En donnant le coup d’envoi des festivités célébrant son centième anniversaire il y a trois ans, le maire de Paris lui avait remis la médaille de quelque chose de la Ville. Dans son discours de remerciements, le roi d’un jour n’avait pu s’empêcher d’être lui-même : « Les honneurs déshonorent... comme disait Flaubert ». Non du mauvais caractère mais du caractère. De quoi acquérir une réputation : celle d’un éditeur et d’un critique au grand flair.
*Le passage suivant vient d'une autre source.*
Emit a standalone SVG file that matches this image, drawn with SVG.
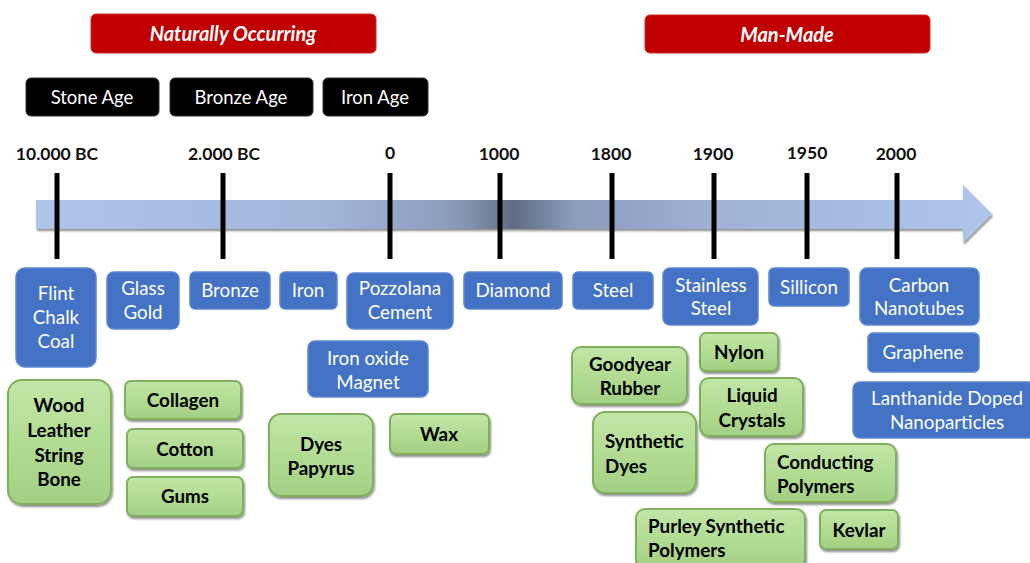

Ils ont longtemps travaillé chez les autres avant de se ranger sous leur propre bannière : les Éditions Maurice Nadeau et la Quinzaine littéraire, journal de critiques où nul n’est payé en étant convaincu que le seul fait d’y paraître suffit à être payé de retour. Il y fut le patron charismatique et l’actionnaire principal, le mécénat de Louis Vuitton ne donnant un coup de main que pour la collection de voyages.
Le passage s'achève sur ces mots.